Today’s largest service providers support only a few hundred business partners. Compare that to an Apple or Android store where a user can find millions of apps and suddenly the roadmap for the digital service provider (DSP) becomes clearer and more complicated at the same time. DSPs need to put themselves in a position to rapidly broker access to a wide variety of partners that will constantly evolve based on demand, economics, geography or other customer demographics.
DSPs can become the trusted source for any type of service a
customer is looking for.
Cloud-to-cloud-to-customer partner integration is required to enable DSP customers to access thousands of partners of all sizes. Despite the need for these expansive partner programs, a 2017 survey of more than 100 operators by ICT Intuition, LLC revealed that only 30 percent had a partner strategy and only 21 percent had implemented dedicated partner onboarding and offboarding.
While further research indicates that those figures are expected to reach 80 percent by 2020, there is evidence that DSPs still need to work to enable seamless partner management, transactions and settlements. To scale operations and engage with thousands of partners means integrating those partners into existing catalogs, order management, CRM, billing, fulfillment and assurance systems. Not only is the scale of the network affected, but data centers and BSS/OSS solutions must also adjust to enable seamless access to partners.

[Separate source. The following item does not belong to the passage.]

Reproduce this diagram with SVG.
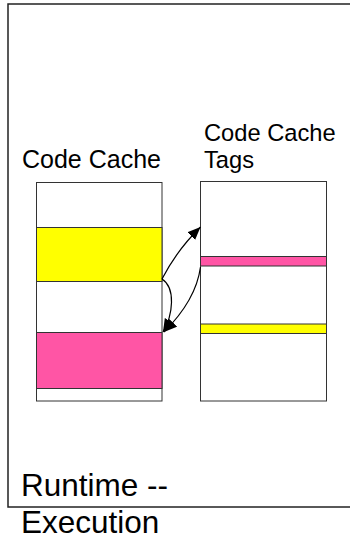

Extend the Cloud to Customers
DSPs can become the trusted source for any type of service a customer is looking for by linking customers to cloud partners and becoming a centralized and trusted source for any type of service a customer might want. To actualize this, digital service providers must move to the cloud and set up partner platforms that enable rapid evaluation, certification, onboarding, offboarding and settlements.
Making this work effectively will require a partner strategy that scales all of the functional capabilities required to support thousands of partner integrations.
- Evaluation – Use automated intelligence and analysis to determine which partner opportunities are valid and which are potentially attractive to customers. Product duration, pricing, availability and security of the partner are evaluated up front.
- Certification – Certify selected partners with the network and resource infrastructure to ensure each can be integrated with physical and cloud infrastructure. Use an open, cloud-based partner platform to enable rapid integration and ensure interoperability.
- On- and Offboarding – Go beyond adding a partner product to the catalog. Integrate the partner platform with product management, billing and care solutions to bundle products with existing services, dynamically modify pricing and configuration parameters, correlate transactions with customer billing and partner settlements, and enable activation, support and security.
- Settlements – Ensure billing and revenue management solutions can be dynamically adjusted when pricing changes, promotions end or customers move on. Revenue assurance and fraud solutions must be tuned to match the dynamics of partner platforms.
Digesting the scale required to implement a fully integrated partner strategy is difficult, but DSPs that can marry partner products to digital services and rapidly deliver those offerings to customers will find increased market penetration and monetization.
DSPs have to manage scale and the ability to support thousands rather than a few hundred partners may be worth the cost. Acting as the broker to cloud products and services from providers of all types and sizes enables DSPs to take advantage of existing relationships with customers and further reinforce their brand as full-scale service providers.